Help needed mapping a label on to a tin can.
StuartB
Posts: 596
I can't believe I can't do this, I've done it before.
I have a tin can with grooves / indentations in it.
Made with a positive cylinder and negative torus's.
When they are grouped together they make a single cylinder with the grooves in it.
All I want to do is to map the label around the tin and into the groves.
I tell it to map it cylindrically which it does, but when I look at it, it looks like it is
mapping a complete copy of the label in to all the separate grooves and a complete
label on the tin as if they were separate objects. What am I doing wrong?
Any help / advice would be greatly appreciated.
Tin_Can.jpg
280 x 453 - 55K
Comments
It looks for me it might have something to do with the grooves being negative booleans and having turned on option 'transfer material of negative boolean'. It should be turned off.
I thought the same but I had already turned it off when I checked.
Interesting. If you post me the file
I can try and figure out what went wrong.dumb question does it work if you convert to a mesh?
@ gaffer2. - Yes it's the same when converted to a mesh.
@David. - Thank you, I am just sending the file.
What happens if you set the material on your negative toruses to 100% transparent and click to blend transparency.
It has to be converted to a mesh, exported, and then re-imported before it truly becomes a single mesh. Before exporting all of the individual mesh's parts are still stored in memory (in case you decide to undo the conversion action). Once you get it re-imported you probably need to use Object Side or something to map it successfully.
Converting to a mesh exporting and importing may work, but geometry resolution will be lost. Likewise modelling in Wings3D could be a way.
Here I’ve provided a material solution.
The tin geometry, the cut cylinder is set to be a lens material with 0 refraction, this can have reflection or diffuse to interact with light to show off the geometry.
Inside is your label on another cylinder – this shows up through the lens.
It’s not perfect, but it is interesting.
Thanks David. It is an interesting way to do it.
I have done it before with bean cans but can't remember how, and I don't have the original scene file for it.
Although I picked the wrong background at the time I was quite pleased with the cans and labels.
They cut into the tin leaving it in slices. I can see what you are thinking here.
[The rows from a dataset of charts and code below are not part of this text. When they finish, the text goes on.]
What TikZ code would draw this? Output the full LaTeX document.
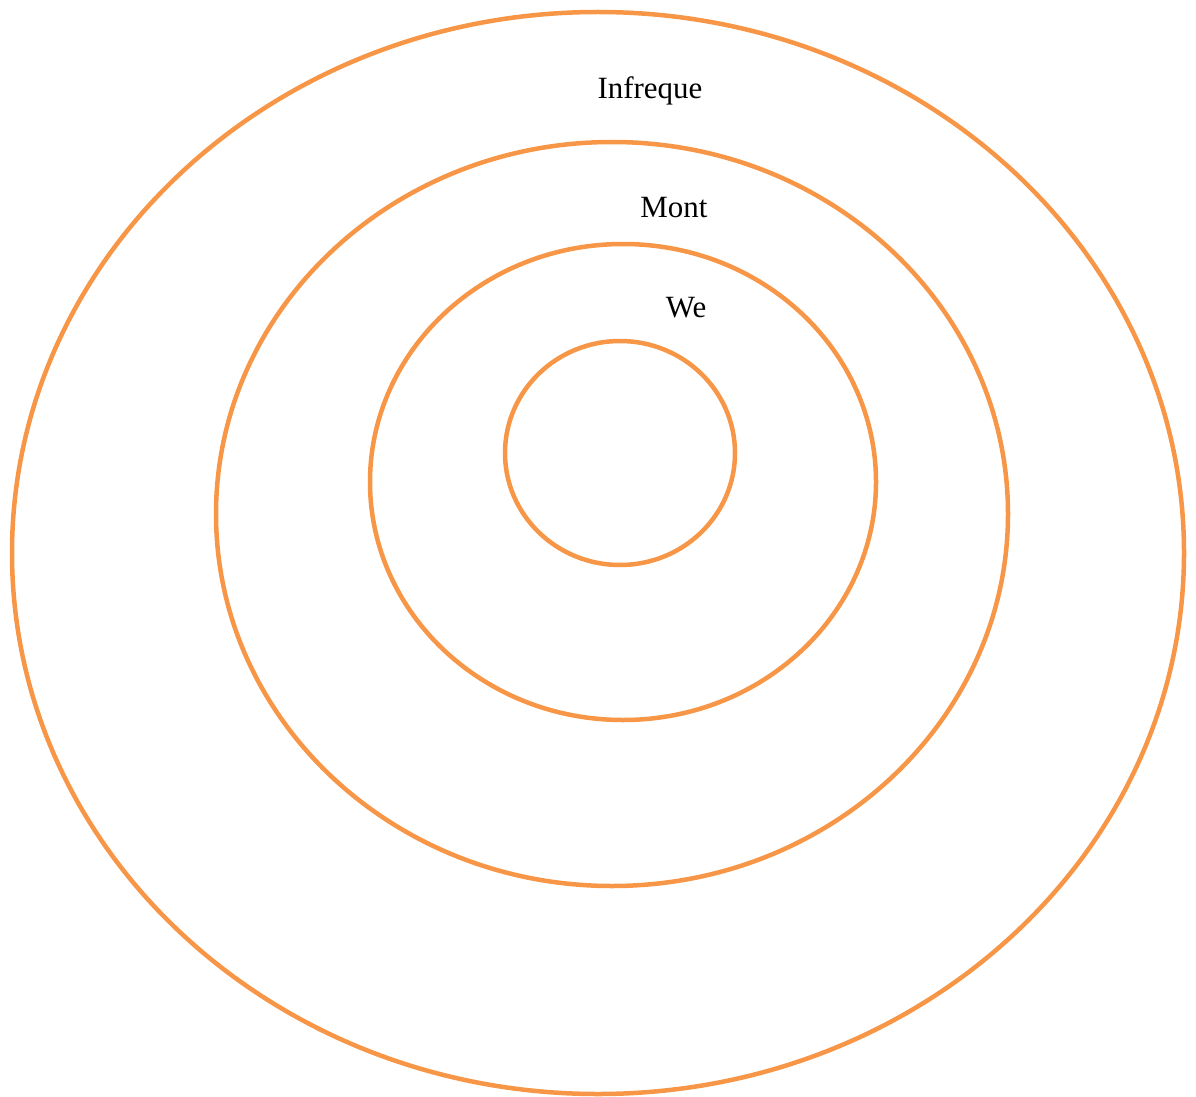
\documentclass[tikz,border=0pt]{standalone}
\usepackage{fontspec}
\setmainfont{Liberation Serif}
\usepackage{tikz}
\usetikzlibrary{positioning}
\definecolor{ringorange}{HTML}{F79646}

\begin{document}
\begin{tikzpicture}[x=0.025cm, y=-0.025cm,
    ring/.style={draw=ringorange, line width=3.2pt},
    lbl/.style={anchor=base, font=\fontsize{22}{26}\selectfont, inner sep=0pt}]
  \useasboundingbox (0,0) rectangle (1196,1097);
  \draw[ring] (598,553) ellipse [x radius=586, y radius=541];
  \draw[ring] (612,514) ellipse [x radius=396, y radius=372];
  \draw[ring] (623,482) ellipse [x radius=253, y radius=238];
  \draw[ring] (620,453) ellipse [x radius=115, y radius=112];
  \node[lbl] (infreq) at (650,99) {Infreque};
  \node[lbl] (mont) at (674,218) {Mont};
  \node[lbl] (we) at (686,317) {We};
\end{tikzpicture}
\end{document}
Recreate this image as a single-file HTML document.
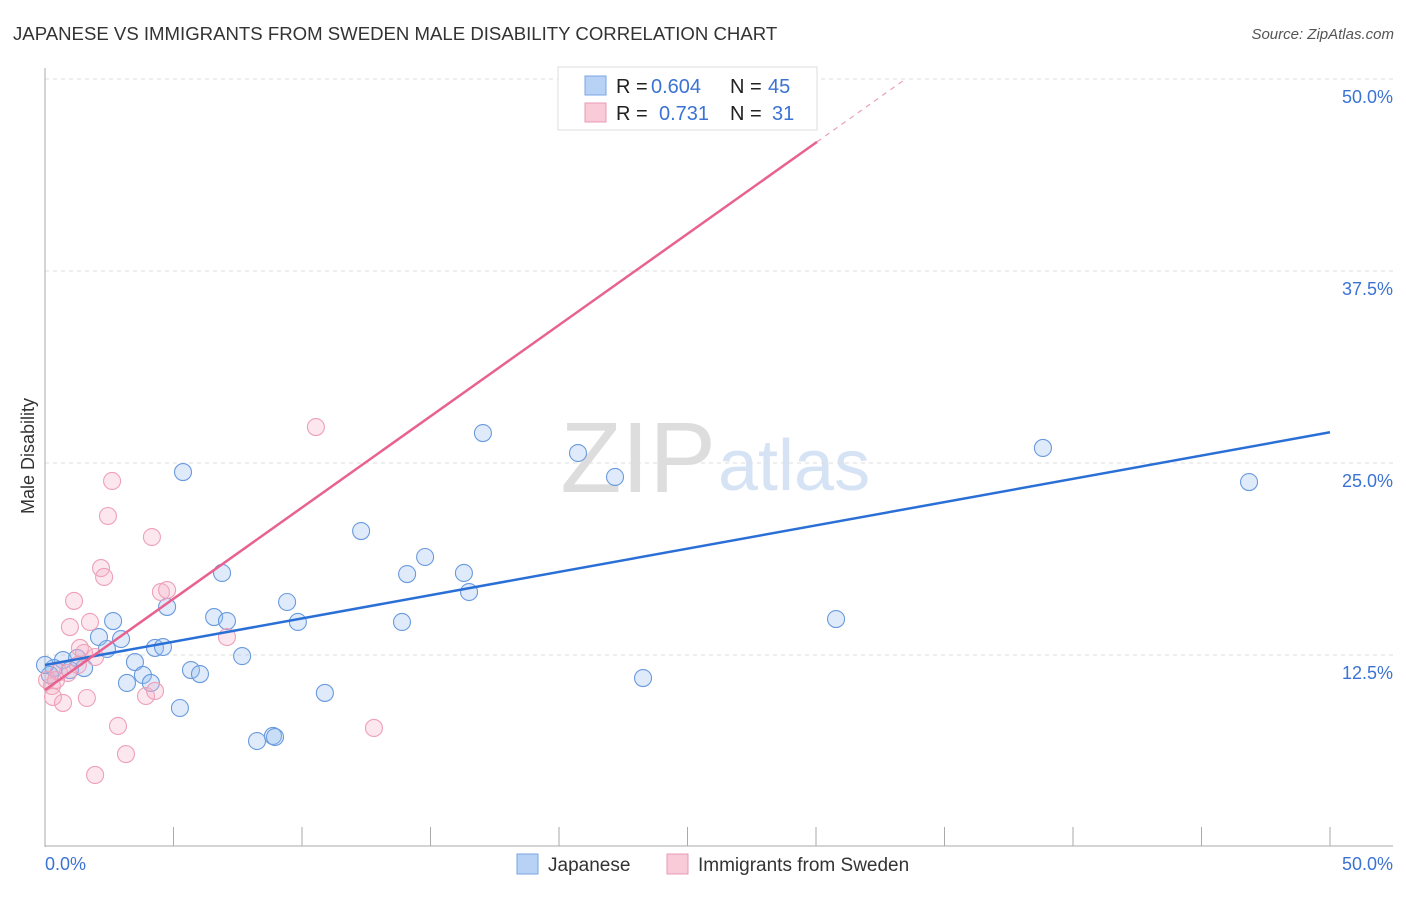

This is a far more difficult problem that it at first appears... You'd think there was an easy way to get around this... but... nothing springs to mind.
OK, I had another idea. Bump mapping.
How does that look?
They cut into the tin leaving it in slices. I can see what you are thinking here. This is a far more difficult problem that it at first appears... You'd think there was an easy way to get around this... but... nothing springs to mind.
Yeah thinking about it, that would only work if the cylinder was a solid chunk and not hollow. I got something similar to work on a terrain because I had it set to solid.
Even using one of Rashad's additional primitives with set to solid when boolean rendering. It still did this to me.
Thanks again David. That looks like what I was after.
Never thought of doing it that way. Still learning.